Assessment of the potential of a range of microhabitats for use as seed production areas in moderately degraded rangelands in semiarid AustraliaJudith M. Bean A B D , Gavin J. Melville A and Ronald B. Hacker A C
A Trangie Agricultural Research Centre, PMB 19, Trangie, NSW 2823, Australia.
B Present address: PO Box 578, Gunnedah, NSW 2380, Australia.
C Present address: Tenambit, NSW 2323, Australia.
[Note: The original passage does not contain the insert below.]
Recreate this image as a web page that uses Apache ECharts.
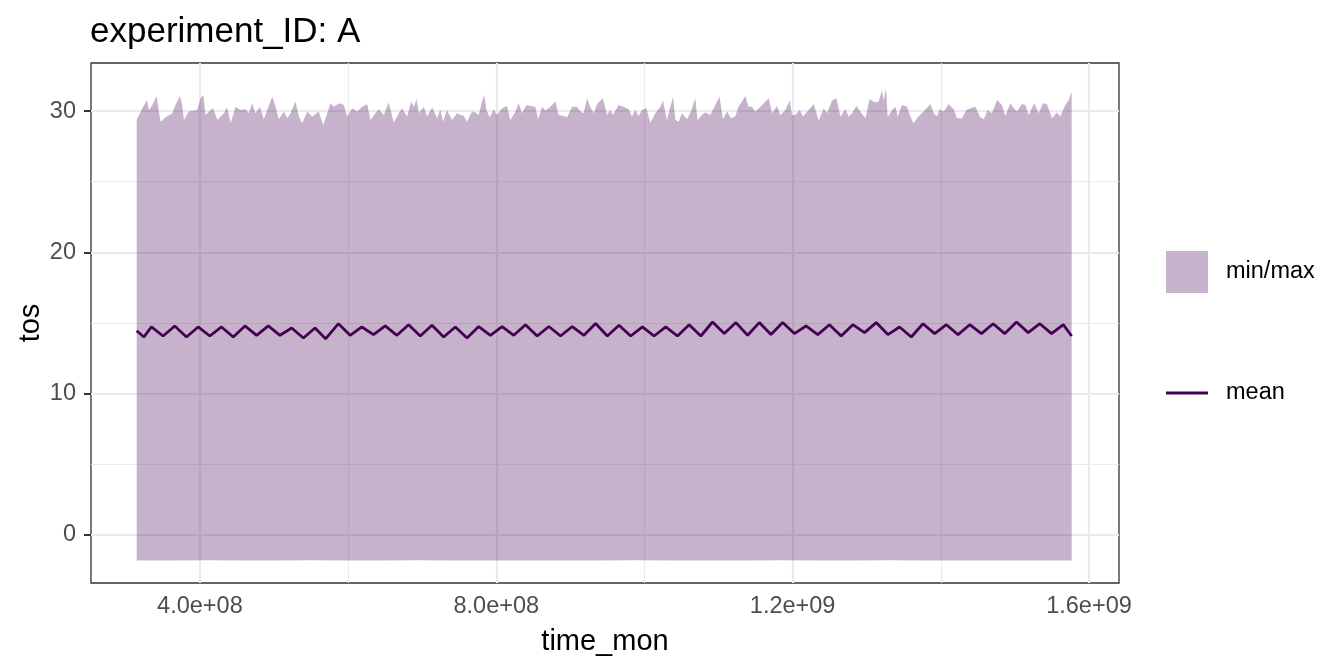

D Corresponding author. Email: email@example.com
The Rangeland Journal 39(1) 49-58 https://doi.org/10.1071/RJ16095
Submitted: 13 September 2016 Accepted: 19 December 2016 Published: 27 January 2017
Previous studies in mulga country with hard-setting red earth soils in north-west New South Wales, Australia, have demonstrated that small fenced seed production areas on local high points can contribute to regeneration of native perennial vegetation, and increases in the soil seedbank, on surrounding slopes. In this study the potential of seven microhabitats in this environment, each replicated twice, for use as seed production areas was assessed indirectly by a study of their functional characteristics and vegetation dynamics. Indices of landscape function (stability, infiltration and nutrient cycling) were determined for each of the 14 sites at the time of fencing and at the end of the study, over 2 years later, by determining the extent and surface characteristics of 53 surface types (in total) along three parallel transects within each site. Variation in establishment and survival of ground storey species among surface types was examined by co-ordination of all plants within belts centred on the line transects. At the start of the study landscape function indices for the ‘rocky ridge with rock outcrop’ microhabitat were not significantly higher than all, or some, other microhabitats. By the end of the study two of the three indices for this microhabitat were significantly higher than for all other microhabitats. This microhabitat also favoured the establishment and survival of the pastorally preferred species Monachather paradoxus Steud and Thyridolepis mitchelliana (Nees) S.T. Blake but did not favour establishment and survival of the pastorally unpreferred species Aristida jerichoensis (Domin) Henrad and Austrostipa variabilis (Hughes) S.W.L. Jacobs and J. Everett. This microhabitat was characterised by extensive areas of ‘water catchment’ surface types associated with in-situ rock outcrop, which facilitated the observed vegetation dynamics. This ‘rocky ridge with rock outcrop’ microhabitat occurs on local high points in the landscape and is readily recognised. It is therefore ideally suited for use as fenced seed production areas to assist rangeland regeneration.
Additional keywords: establishment, landscape function, rangeland regeneration, survival.